IL FLAUTO - La fantasia di Luciano Capponi
L’indimenticabile pugile,
Patrizio Oliva, medaglia d’oro alle Olimpiadi di Mosca del 1980, è il protagonista insospettabile de "
Il flauto", il secondo capitolo della trilogia che il regista
Luciano Capponi dedica all’aldilà, a tre anni da "
Butterfly zone", vincitore al
Fantafestival di Roma del primo premio Melies d’Argent, che narra di un gruppo di alieni un po' disattenti a cui parte un raggio per errore che contamina i vigneti nei pressi di Roma.
Racconta la storia di Gennaro Esposito, lo stesso nome e stesso cognome del personaggio di ”’A livella”, la celebre poesia di Totò, uno spazzino che si ritrova in un luogo fantastico governato da una multinazionale di alieni il cui obiettivo è lo sfruttamento, il controllo e la globalizzazione totale del pianeta. E così manipolano uomini in divisa senza memoria, e decidono chi deve nascere e quando.
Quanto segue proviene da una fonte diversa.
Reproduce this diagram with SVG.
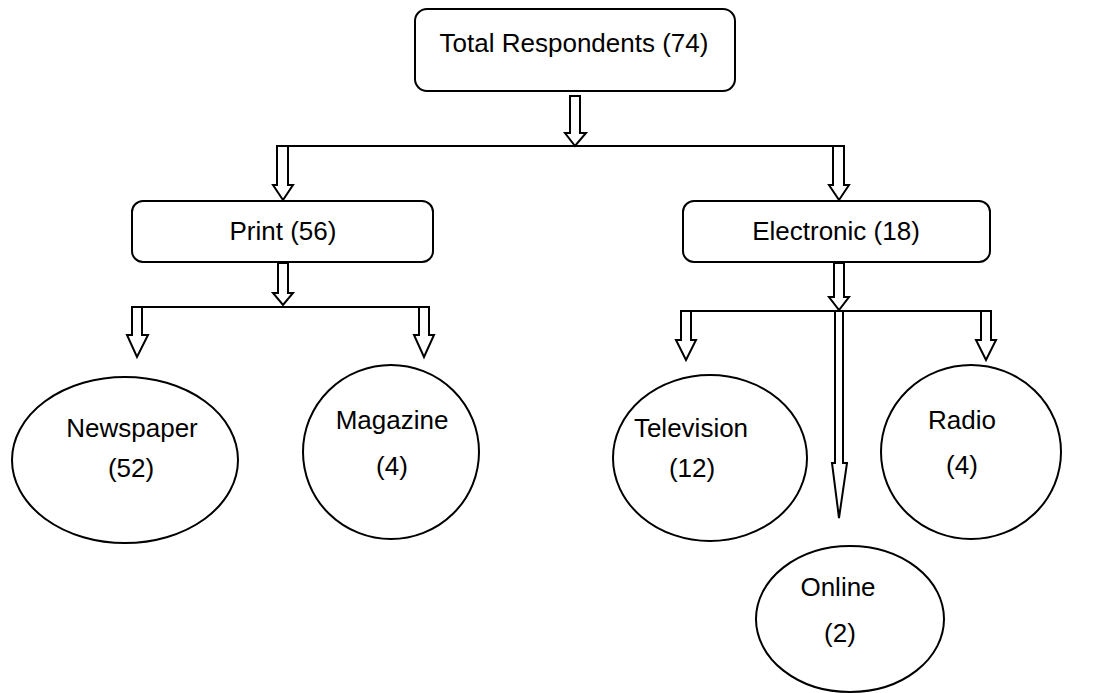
<svg xmlns="http://www.w3.org/2000/svg" width="1113" height="693" viewBox="0 0 1113 693">
  <style>
    .box { fill: #fff; stroke: #000; stroke-width: 2; }
    .oval { fill: #fff; stroke: #000; stroke-width: 2; }
    .arrow { fill: #fff; stroke: #000; stroke-width: 2; stroke-linejoin: miter; }
    .link { fill: none; stroke: #000; stroke-width: 2; }
    text { font-family: "Liberation Sans", Arial, sans-serif; font-size: 26px; fill: #000; text-anchor: middle; }
  </style>
  <rect width="1113" height="693" fill="#fff"/>

  <g id="connectors">
    <!-- branch bars -->
    <line class="link" x1="282" y1="146" x2="839" y2="146"/>
    <line class="link" x1="132" y1="307" x2="429" y2="307"/>
    <line class="link" x1="681" y1="311" x2="991" y2="311"/>
    <!-- hollow block arrows -->
    <polygon class="arrow" points="570,96 580,96 580,133 586,133 575,146 565,133 570,133"/>
    <polygon class="arrow" points="277,146 288,146 288,185 293,185 283,200 273,185 277,185"/>
    <polygon class="arrow" points="833,146 844,146 844,185 849,185 839,200 829,185 833,185"/>
    <polygon class="arrow" points="278,263 288,263 288,293 293,293 283,305 273,293 278,293"/>
    <polygon class="arrow" points="834,263 844,263 844,297 849,297 839,310 829,297 834,297"/>
    <polygon class="arrow" points="132,307 142,307 142,335 148,335 137,357 127,335 132,335"/>
    <polygon class="arrow" points="419,307 429,307 429,335 434,335 424,357 414,335 419,335"/>
    <polygon class="arrow" points="681,311 691,311 691,340 696,340 686,360 676,340 681,340"/>
    <polygon class="arrow" points="981,311 991,311 991,340 996,340 986,360 976,340 981,340"/>
    <polygon class="arrow" points="835,311 843,311 843,463 847,463 839,518 832,463 835,463"/>
  </g>

  <g id="total">
    <rect class="box" x="415" y="9" width="320" height="82" rx="12"/>
    <text x="574" y="52">Total Respondents (74)</text>
  </g>

  <g id="print">
    <rect class="box" x="132" y="201" width="301" height="61" rx="11"/>
    <text x="283" y="240">Print (56)</text>
  </g>

  <g id="electronic">
    <rect class="box" x="683" y="201" width="307" height="61" rx="11"/>
    <text x="836" y="240">Electronic (18)</text>
  </g>

  <g id="newspaper">
    <ellipse class="oval" cx="125" cy="460" rx="113" ry="83"/>
    <text x="132" y="437">Newspaper</text>
    <text x="131" y="477">(52)</text>
  </g>

  <g id="magazine">
    <ellipse class="oval" cx="391" cy="452" rx="88" ry="87"/>
    <text x="392" y="429">Magazine</text>
    <text x="392" y="475">(4)</text>
  </g>

  <g id="television">
    <ellipse class="oval" cx="710" cy="458" rx="97" ry="83"/>
    <text x="691" y="437">Television</text>
    <text x="692" y="477">(12)</text>
  </g>

  <g id="radio">
    <ellipse class="oval" cx="971" cy="452" rx="90" ry="87"/>
    <text x="962" y="429">Radio</text>
    <text x="962" y="474">(4)</text>
  </g>

  <g id="online">
    <ellipse class="oval" cx="850" cy="619" rx="94" ry="73"/>
    <text x="838" y="596">Online</text>
    <text x="840" y="642">(2)</text>
  </g>
</svg>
Gennaro con la sua ignoranza, con la sua semplicità e la sua innocenza, aiutato dall’alieno che lo ha traghettato in quel luogo e che “ tifa” per la razza umana, troverà la forza di redimere le povere anime smarrite, attraverso un crocifisso di legno che diventa per magia un flauto.
“Ho trovato in Patrizio un attore di grande verve comica, in grado di rappresentare un’Italia che non c’è più ma che potrebbe esplodere o rinascere”, racconta il regista, che aveva già chiamato l’ex pugile per un cammeo in "
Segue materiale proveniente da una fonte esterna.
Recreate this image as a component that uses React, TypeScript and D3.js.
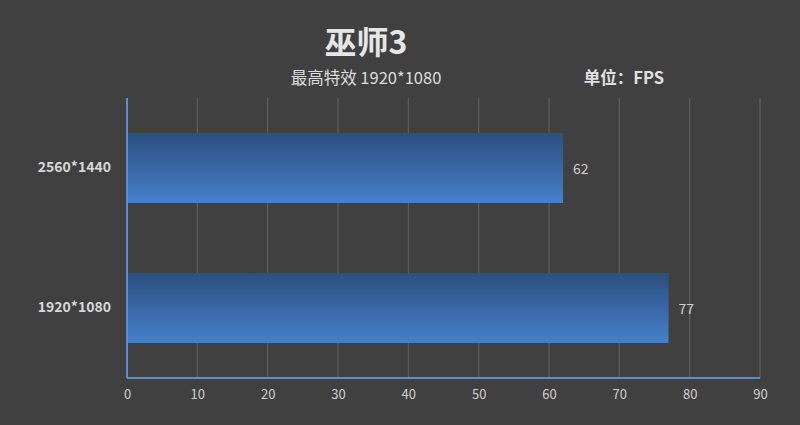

Butterfly Zone". “Capponi è riuscito a tirar fuori la mia anima romantica, mi sono sentito realizzato nel fare questo ruolo”, dichiara invece
Oliva, che nel film sembra perfettamente a proprio agio in mezzo a personaggi surreali ed improbabili, tra cui un uomo che si crede un olmo, una donna che insegue farfalle che non esistono e un professore che continua a porre domande inquietanti, tutti alla ricerca di un senso.
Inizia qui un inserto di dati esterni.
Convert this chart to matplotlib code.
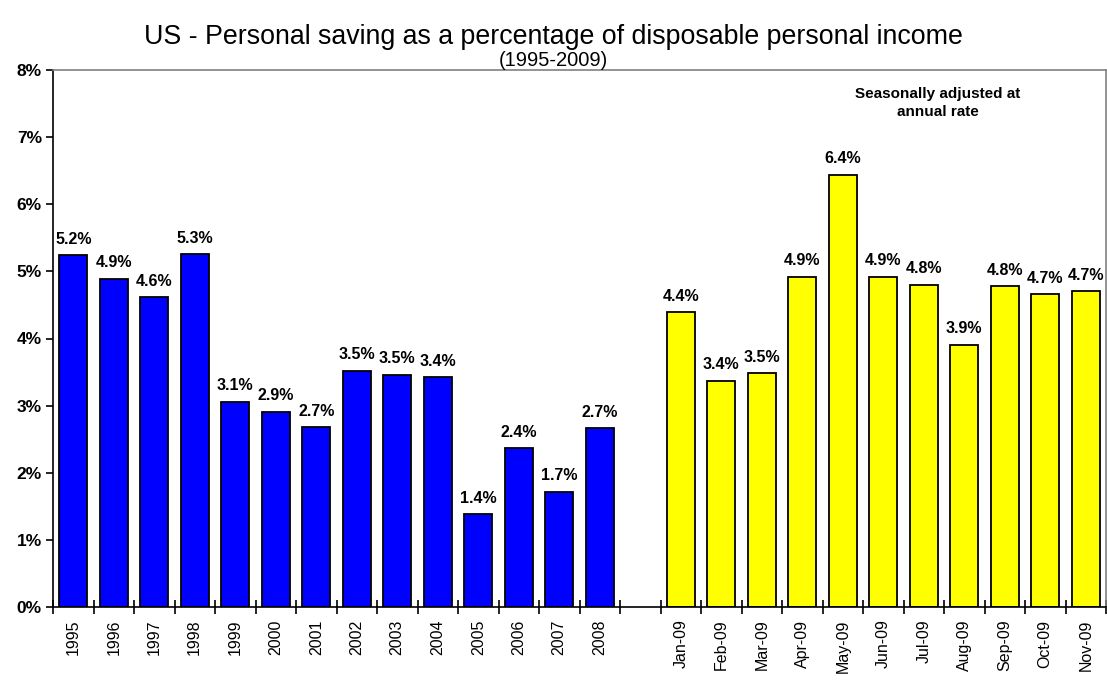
import matplotlib
matplotlib.use("Agg")
from matplotlib import pyplot as plt
from matplotlib.ticker import FuncFormatter, MultipleLocator
import numpy as np

plt.rcParams['font.family'] = ['Liberation Sans', 'DejaVu Sans']

# Annual data (blue) and monthly 2009 data (yellow)
years = ['1995', '1996', '1997', '1998', '1999', '2000', '2001',
         '2002', '2003', '2004', '2005', '2006', '2007', '2008']
annual = [5.24, 4.89, 4.62, 5.26, 3.06, 2.91, 2.68,
          3.52, 3.46, 3.42, 1.38, 2.37, 1.72, 2.66]
months = ['Jan-09', 'Feb-09', 'Mar-09', 'Apr-09', 'May-09', 'Jun-09',
          'Jul-09', 'Aug-09', 'Sep-09', 'Oct-09', 'Nov-09']
monthly = [4.39, 3.37, 3.48, 4.92, 6.44, 4.92, 4.80, 3.91, 4.78, 4.66, 4.71]

BLUE = '#0000ff'
YELLOW = '#ffff00'

fig = plt.figure(figsize=(11.07, 6.82), dpi=100)
ax = fig.add_axes([53 / 1107, 1 - 607 / 682, 1053 / 1107, 537 / 682])

# one empty category between the two groups
x_years = np.arange(len(years))
x_months = np.arange(len(months)) + len(years) + 1
width = 0.69

b1 = ax.bar(x_years, annual, width, color=BLUE, edgecolor='black', linewidth=1.3, zorder=2)
b2 = ax.bar(x_months, monthly, width, color=YELLOW, edgecolor='black', linewidth=1.3, zorder=2)

for bars in (b1, b2):
    for rect in bars:
        h = rect.get_height()
        ax.annotate('%.1f%%' % h, (rect.get_x() + rect.get_width() / 2, h),
                    xytext=(0, 6), textcoords='offset points',
                    ha='center', va='bottom', fontsize=11.5, fontweight='bold')

n = len(years) + 1 + len(months)
ax.set_xlim(-0.5, n - 0.5)
ax.set_ylim(0, 8)

ax.yaxis.set_major_locator(MultipleLocator(1))
ax.yaxis.set_major_formatter(FuncFormatter(lambda v, p: '%d%%' % v))
for t in ax.get_yticklabels():
    t.set_fontweight('bold')
ax.tick_params(axis='y', labelsize=12.5, direction='out', length=5, width=1.2, pad=3)

ax.set_xticks(list(x_years) + list(x_months))
ax.set_xticklabels(years + months, rotation=90, fontsize=11.5)
ax.set_xticks(np.arange(n + 1) - 0.5, minor=True)
ax.tick_params(axis='x', which='major', length=0, pad=9)
ax.tick_params(axis='x', which='minor', direction='inout', length=10, width=1.2)

for side in ('left', 'bottom'):
    ax.spines[side].set_color('black')
    ax.spines[side].set_linewidth(1.2)
for side in ('top', 'right'):
    ax.spines[side].set_color('#808080')
    ax.spines[side].set_linewidth(1.2)

fig.text(0.5, 1 - 37 / 682, 'US - Personal saving as a percentage of disposable personal income',
         ha='center', va='center', fontsize=19.3)
fig.text(0.5, 1 - 60 / 682, '(1995-2009)', ha='center', va='center', fontsize=14.5)

fig.text(938 / 1107, 1 - 103 / 682, 'Seasonally adjusted at\nannual rate',
         ha='center', va='center', fontsize=11, fontweight='bold', linespacing=1.45)

fig.savefig('out.png', dpi=100)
Anche se il continuo susseguirsi di metafore su “un mondo che sta deflagrando e dove rispetto, buon senso e onestà sembrano valori ormai scomparsi", fanno perdere il filo narrativo, Capponi ha osato comunque proporre una favola positiva, in controtendenza rispetto ad un cinema italiano “che sembra non sappia fare altro che proporre una realtà che piange su se stessa”.